Coinciding with another project of mine, I've decided to design a graph database management system. In Python.
Why in the world would I want to do that? There are a number of solid graph databases out there. What do I hope to accomplish?
Primarily, I'd like to learn. Database systems require developing with a much keener eye toward performance than I'm used to. Beyond runtime and memory optimization, I'll need to constantly juggle I/O time. Revisiting hard drive geometry will be painful, but there is a certain thrill you get from understanding your application's performance to that level, and I plan to chase it.
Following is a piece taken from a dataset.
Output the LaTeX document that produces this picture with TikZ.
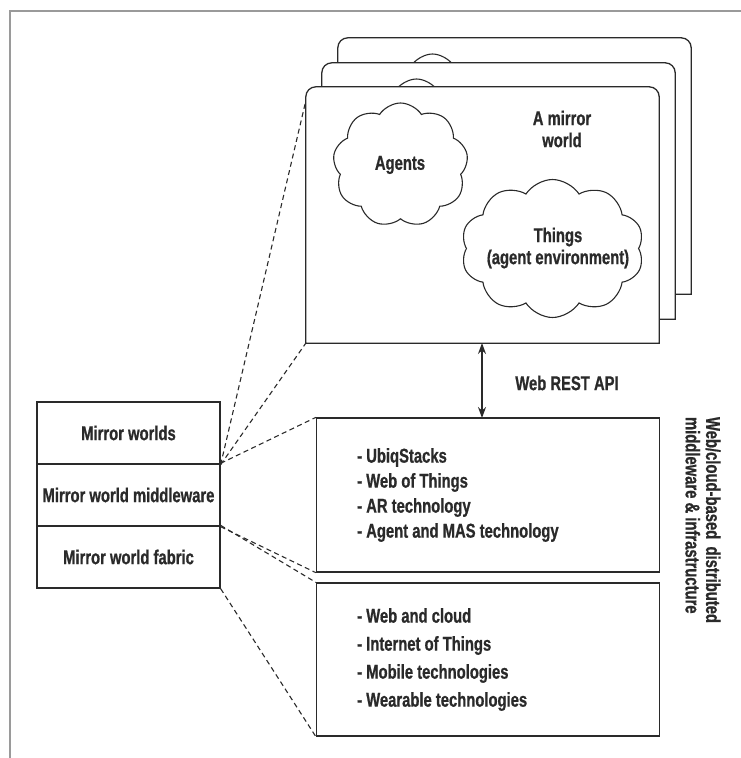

I chose Python for the usual reasons- to save on development time. Designing a DBMS is serious work, or so I hear- and it'll be a while before I can hack on this stuff with confidence. Until then, I'd like to use an enabling language. There are better performing choices than Python, surely, but until I have an idea where the bottlenecks lie, why worry? Oh, and I almost forgot: Python is awesome.
I've already run into a number of challenges on this project.
- Resources on designing a DBMS are scarce.
- Resources on designing a graph DBMS are nonexistent. Looks like I'll be cracking open some source, and soon.
- Clever disk use is tough. Seemingly simple questions about, say, the benefits of memory-mapped I/O don't always have easy answers.
Despite these, I'm going to give this thing a shot. I'll post more on my progress as it, well, progresses.